Information shown ->
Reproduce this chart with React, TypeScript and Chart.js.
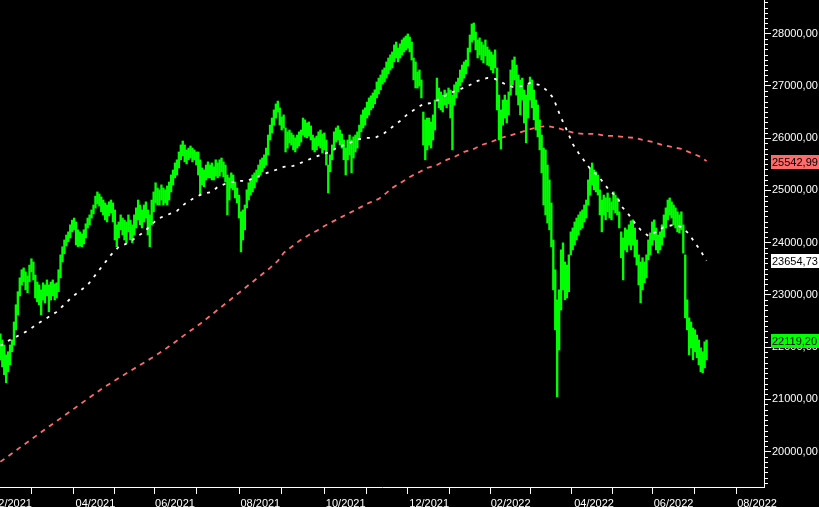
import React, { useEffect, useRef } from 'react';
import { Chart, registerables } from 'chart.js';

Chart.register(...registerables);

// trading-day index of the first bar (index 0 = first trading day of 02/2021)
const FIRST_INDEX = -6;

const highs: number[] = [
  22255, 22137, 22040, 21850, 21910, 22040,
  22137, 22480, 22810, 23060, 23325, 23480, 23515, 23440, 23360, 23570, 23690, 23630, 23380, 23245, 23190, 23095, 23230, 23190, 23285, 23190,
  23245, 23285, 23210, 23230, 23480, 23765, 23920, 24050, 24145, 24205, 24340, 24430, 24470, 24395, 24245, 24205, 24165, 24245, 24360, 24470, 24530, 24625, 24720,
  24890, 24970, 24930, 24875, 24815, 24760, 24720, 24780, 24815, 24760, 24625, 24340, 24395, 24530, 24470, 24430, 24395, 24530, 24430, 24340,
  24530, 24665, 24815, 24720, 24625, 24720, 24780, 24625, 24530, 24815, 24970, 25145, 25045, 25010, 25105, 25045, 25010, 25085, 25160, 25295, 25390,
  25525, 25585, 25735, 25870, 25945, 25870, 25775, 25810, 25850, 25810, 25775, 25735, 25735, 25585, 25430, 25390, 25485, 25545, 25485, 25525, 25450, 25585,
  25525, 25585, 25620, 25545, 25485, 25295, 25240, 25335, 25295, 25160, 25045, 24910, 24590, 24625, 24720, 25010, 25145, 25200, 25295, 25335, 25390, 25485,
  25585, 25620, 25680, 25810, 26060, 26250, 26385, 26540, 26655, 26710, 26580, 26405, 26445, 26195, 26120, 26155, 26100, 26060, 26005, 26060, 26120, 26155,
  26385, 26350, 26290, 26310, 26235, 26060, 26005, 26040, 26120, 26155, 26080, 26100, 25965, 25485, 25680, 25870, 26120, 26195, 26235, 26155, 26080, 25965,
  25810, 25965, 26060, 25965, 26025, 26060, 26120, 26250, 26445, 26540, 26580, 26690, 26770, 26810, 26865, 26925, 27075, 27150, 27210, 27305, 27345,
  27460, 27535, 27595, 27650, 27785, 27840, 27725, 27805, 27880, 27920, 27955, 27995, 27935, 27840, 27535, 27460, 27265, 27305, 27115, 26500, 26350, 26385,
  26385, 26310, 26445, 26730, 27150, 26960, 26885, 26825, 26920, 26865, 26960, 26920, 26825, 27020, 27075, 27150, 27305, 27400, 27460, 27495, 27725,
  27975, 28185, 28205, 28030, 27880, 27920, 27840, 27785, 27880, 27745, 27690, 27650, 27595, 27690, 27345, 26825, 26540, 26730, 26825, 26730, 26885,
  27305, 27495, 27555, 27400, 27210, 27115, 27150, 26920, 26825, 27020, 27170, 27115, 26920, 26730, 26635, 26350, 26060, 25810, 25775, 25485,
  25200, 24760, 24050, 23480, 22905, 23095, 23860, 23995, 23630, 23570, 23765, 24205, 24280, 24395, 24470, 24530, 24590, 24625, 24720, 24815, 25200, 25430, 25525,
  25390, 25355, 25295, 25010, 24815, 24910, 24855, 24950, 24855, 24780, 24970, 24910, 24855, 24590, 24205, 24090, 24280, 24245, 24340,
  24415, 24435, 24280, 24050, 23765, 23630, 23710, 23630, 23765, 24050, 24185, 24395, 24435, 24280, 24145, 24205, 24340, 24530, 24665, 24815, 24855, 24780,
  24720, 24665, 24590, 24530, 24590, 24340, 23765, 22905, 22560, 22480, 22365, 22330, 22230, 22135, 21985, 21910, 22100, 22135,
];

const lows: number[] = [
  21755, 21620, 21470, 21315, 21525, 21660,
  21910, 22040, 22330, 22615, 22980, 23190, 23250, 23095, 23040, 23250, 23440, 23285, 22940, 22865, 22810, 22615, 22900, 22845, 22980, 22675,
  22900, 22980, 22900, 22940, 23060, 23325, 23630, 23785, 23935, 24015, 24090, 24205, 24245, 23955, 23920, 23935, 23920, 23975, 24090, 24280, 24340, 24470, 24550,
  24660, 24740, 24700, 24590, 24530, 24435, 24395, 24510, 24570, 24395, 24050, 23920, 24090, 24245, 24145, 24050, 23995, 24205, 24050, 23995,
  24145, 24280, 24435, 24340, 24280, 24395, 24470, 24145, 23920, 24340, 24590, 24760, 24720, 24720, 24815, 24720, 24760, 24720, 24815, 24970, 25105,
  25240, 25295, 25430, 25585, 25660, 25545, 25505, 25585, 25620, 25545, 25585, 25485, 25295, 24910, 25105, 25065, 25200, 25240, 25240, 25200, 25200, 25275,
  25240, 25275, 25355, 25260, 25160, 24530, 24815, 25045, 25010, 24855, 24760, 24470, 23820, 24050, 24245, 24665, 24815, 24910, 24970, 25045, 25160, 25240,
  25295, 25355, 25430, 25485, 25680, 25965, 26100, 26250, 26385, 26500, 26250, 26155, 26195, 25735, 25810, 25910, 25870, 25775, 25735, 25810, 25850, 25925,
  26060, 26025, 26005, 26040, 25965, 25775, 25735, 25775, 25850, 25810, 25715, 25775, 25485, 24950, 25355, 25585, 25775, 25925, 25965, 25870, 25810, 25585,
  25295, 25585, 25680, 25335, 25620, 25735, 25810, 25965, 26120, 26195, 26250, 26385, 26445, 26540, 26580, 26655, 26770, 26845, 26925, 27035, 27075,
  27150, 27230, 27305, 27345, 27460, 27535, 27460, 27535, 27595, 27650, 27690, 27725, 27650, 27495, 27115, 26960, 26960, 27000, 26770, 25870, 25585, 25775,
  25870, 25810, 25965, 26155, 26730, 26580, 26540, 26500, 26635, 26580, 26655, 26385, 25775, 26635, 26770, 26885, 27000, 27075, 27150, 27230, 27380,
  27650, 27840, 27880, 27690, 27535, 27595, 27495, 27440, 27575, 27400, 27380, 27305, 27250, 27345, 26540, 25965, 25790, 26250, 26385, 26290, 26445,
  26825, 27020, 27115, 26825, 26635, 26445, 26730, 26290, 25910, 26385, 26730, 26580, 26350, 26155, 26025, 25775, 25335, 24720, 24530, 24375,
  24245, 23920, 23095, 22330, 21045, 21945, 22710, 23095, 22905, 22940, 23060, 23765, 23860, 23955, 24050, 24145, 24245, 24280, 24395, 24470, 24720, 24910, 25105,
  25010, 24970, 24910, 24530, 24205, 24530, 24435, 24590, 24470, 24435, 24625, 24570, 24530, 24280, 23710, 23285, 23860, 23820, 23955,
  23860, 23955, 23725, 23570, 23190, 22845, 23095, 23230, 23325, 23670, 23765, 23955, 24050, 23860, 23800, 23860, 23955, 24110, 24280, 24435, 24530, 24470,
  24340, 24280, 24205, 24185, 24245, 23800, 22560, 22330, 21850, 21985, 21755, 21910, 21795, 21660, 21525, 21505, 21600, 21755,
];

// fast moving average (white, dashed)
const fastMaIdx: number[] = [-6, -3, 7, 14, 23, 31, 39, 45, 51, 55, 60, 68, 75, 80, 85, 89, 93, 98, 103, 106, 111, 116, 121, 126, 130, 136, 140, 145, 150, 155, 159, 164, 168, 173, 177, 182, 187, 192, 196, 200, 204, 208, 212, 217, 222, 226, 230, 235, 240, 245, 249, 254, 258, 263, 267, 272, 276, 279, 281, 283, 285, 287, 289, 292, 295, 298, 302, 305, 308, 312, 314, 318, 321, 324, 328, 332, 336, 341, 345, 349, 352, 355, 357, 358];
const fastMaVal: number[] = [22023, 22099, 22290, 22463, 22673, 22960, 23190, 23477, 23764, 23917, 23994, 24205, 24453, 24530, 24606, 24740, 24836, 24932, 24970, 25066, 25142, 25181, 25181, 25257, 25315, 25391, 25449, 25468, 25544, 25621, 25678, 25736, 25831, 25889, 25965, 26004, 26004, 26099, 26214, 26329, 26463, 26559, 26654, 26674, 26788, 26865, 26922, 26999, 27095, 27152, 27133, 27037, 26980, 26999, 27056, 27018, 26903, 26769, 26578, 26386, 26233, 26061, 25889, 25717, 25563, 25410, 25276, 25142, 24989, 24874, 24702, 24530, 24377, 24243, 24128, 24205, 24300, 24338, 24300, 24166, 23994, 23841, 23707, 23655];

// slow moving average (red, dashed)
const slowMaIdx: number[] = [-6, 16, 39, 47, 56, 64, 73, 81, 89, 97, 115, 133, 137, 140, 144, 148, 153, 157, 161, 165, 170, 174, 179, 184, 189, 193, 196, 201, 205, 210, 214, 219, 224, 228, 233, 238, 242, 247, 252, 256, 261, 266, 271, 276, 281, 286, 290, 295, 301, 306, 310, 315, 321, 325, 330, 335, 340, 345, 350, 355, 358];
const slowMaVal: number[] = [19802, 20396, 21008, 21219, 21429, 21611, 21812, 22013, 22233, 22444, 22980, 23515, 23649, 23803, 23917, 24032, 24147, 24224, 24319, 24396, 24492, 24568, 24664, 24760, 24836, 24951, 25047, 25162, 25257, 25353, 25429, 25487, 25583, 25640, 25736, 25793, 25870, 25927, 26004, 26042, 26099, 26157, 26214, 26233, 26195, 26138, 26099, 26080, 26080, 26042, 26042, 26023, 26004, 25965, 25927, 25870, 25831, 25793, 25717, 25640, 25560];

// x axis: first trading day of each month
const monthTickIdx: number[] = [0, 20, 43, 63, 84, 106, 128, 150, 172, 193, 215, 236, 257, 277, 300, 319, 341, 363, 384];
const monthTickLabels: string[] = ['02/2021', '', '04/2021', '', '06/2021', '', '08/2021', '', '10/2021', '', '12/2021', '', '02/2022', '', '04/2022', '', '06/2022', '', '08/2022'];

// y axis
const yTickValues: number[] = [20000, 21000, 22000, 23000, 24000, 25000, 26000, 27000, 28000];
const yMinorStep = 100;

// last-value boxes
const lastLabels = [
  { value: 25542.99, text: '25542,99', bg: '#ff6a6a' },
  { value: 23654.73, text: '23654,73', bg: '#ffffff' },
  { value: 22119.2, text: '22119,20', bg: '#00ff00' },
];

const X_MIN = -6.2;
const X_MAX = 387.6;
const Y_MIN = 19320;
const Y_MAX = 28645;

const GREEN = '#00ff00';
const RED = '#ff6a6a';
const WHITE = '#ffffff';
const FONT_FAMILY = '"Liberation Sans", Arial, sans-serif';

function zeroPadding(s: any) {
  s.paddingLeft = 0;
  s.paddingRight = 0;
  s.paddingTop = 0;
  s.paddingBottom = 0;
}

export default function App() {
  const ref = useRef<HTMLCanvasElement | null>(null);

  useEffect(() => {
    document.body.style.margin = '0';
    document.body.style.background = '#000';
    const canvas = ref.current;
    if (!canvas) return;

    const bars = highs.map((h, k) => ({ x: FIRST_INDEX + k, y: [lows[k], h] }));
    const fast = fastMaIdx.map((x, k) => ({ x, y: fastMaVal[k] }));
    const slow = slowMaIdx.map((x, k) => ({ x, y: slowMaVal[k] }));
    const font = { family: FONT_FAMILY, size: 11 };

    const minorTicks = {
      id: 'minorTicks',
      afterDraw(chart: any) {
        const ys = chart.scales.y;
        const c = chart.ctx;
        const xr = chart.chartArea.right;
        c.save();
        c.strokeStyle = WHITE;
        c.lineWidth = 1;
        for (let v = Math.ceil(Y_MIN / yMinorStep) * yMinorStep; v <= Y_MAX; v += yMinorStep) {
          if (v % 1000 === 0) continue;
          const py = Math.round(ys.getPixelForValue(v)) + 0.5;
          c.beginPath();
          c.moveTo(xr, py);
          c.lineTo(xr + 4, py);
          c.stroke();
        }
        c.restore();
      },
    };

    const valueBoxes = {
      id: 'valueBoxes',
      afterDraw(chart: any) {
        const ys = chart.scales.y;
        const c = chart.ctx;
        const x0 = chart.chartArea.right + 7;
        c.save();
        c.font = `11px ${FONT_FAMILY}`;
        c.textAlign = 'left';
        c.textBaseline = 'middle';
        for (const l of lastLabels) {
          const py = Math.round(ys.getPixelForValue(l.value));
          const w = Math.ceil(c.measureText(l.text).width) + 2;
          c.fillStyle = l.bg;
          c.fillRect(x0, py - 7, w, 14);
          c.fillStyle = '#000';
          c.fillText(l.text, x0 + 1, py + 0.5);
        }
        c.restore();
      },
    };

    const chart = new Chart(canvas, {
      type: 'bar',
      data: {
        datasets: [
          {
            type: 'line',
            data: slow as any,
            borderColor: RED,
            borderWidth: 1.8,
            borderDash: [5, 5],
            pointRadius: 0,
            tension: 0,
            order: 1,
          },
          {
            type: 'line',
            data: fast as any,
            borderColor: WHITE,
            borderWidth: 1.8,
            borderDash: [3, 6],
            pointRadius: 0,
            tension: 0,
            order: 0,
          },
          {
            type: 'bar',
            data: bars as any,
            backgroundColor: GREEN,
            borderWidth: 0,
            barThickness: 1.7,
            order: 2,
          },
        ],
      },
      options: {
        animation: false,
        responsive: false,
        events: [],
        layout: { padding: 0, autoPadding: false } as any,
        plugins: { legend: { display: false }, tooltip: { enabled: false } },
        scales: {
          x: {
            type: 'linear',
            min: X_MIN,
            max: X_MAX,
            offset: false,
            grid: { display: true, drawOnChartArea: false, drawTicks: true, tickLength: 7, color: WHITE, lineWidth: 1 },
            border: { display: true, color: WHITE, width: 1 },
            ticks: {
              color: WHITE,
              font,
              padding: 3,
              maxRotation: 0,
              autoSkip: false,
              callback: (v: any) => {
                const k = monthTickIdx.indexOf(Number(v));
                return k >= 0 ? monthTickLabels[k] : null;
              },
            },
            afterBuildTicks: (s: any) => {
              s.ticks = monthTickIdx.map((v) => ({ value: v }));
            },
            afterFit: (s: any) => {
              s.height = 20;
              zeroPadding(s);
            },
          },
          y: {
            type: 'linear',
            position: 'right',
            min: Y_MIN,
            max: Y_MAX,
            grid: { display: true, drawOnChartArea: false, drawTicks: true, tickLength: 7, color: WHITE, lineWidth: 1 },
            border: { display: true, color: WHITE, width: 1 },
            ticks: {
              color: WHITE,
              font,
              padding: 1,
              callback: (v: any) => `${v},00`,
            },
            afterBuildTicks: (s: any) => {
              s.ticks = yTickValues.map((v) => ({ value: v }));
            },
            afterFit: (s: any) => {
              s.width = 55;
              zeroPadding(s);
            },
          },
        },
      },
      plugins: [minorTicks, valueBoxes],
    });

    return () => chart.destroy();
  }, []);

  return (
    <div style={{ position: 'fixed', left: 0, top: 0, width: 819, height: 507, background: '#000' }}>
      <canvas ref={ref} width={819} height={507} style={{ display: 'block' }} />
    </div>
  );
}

Aim ->
Everything from the first line to the line with "const FIRST_INDEX = -6;" must be repeated exactly, and nothing else. Leave the pictures out.

Solution for this exercise ->
Reproduce this chart with React, TypeScript and Chart.js.
import React, { useEffect, useRef } from 'react';
import { Chart, registerables } from 'chart.js';

Chart.register(...registerables);

// trading-day index of the first bar (index 0 = first trading day of 02/2021)
const FIRST_INDEX = -6;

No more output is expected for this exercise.